A good day is generating opportunities that meet our strategic needs. Just by the nature of what we do, we’re leveraging other people’s platforms, so inherently, the things that NASCAR does in entertainment is gonna get in front of new audiences. So any time we can get in front of new audiences and then even more defined, some of the younger and multicultural audiences that we’re going after, is a win for us. Within that, underneath all that, we have certain goals based on metrics that we go after. So we try to be as targeted and surgical as we can with what we do.

If somebody wanted to follow your career path and is like, “Wow, this sounds really cool, I love sports, I love NASCAR. I’d love to sort of spread the gospel and get involved in TV projects or movie projects and have celebrities come.” What advice would you give them? Where would they even start?

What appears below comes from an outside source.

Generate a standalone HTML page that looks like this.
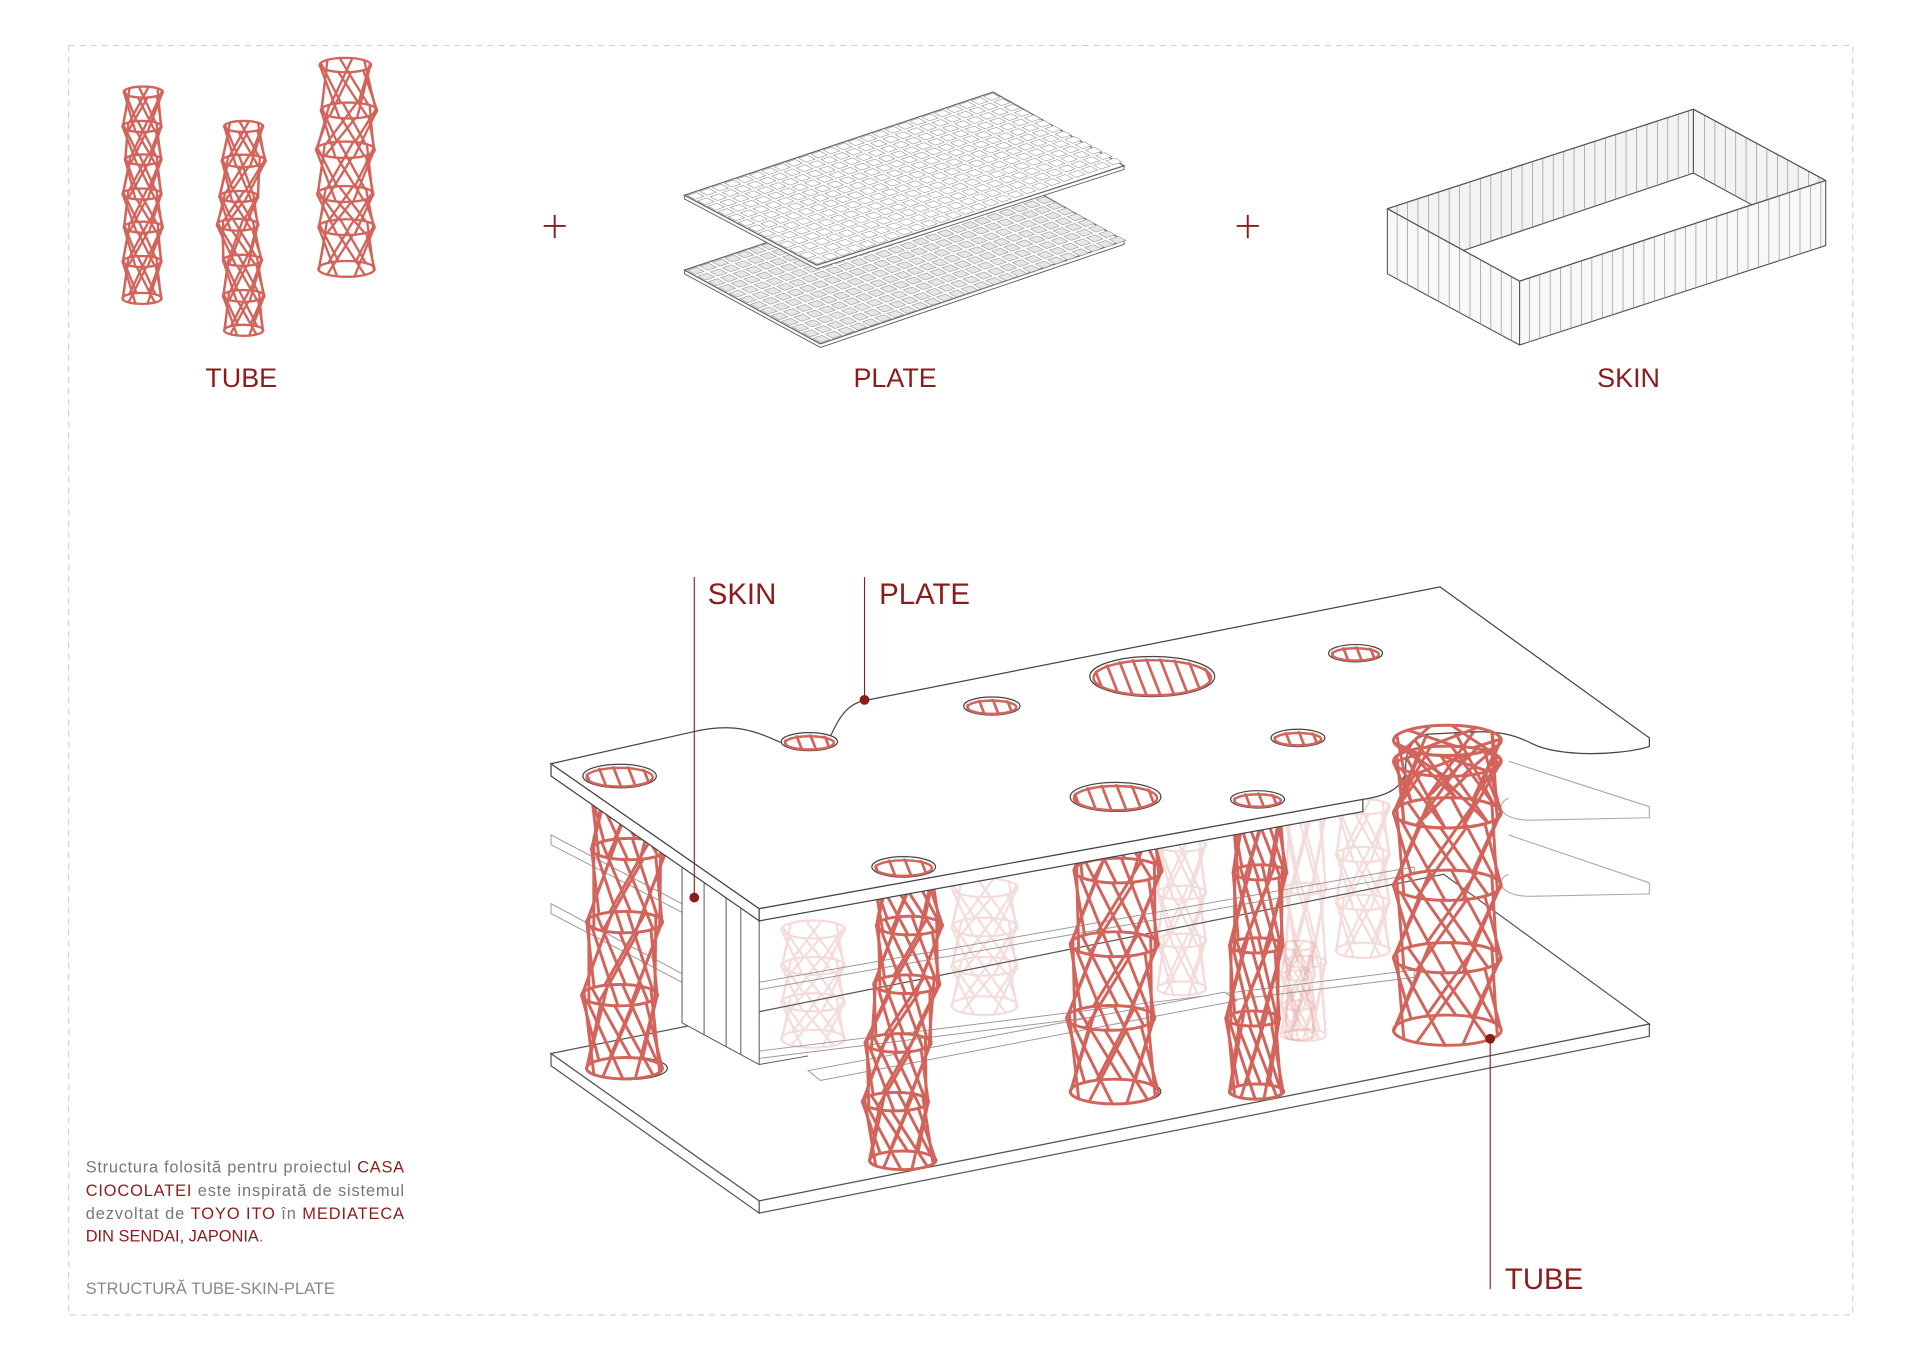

There’s so many companies now that invest in entertainment marketing. They either have an entertainment marketing person, or they have a group that does it, particularly the major Fortune 500 brands like Coca-Cola — they have folks who are dedicated to entertainment marketing.

When I was starting, it was quite niche. Nowadays, there is a career path for entertainment marketing. The agencies have groups or divisions that represent brands in entertainment marketing and will develop programs for the brands they represent in entertainment marketing. Obviously there’s some of the sports properties that are dedicated to it, as I mentioned, most of the major consumer brands are committed to entertainment marketing, so they have groups that do that.

We will often sort of joke that we’ll get the fill in the blank, the (reality show) Housewives out to a race. And understandably, you might have some people in the halls (of NASCAR) grumble, “Why are we doing stuff with the Housewives?” And I always say, “We don’t really care about the Housewives, we’re going after their audience.” Because it’s Bravo and it’s millennials and it’s a relatively progressive audience.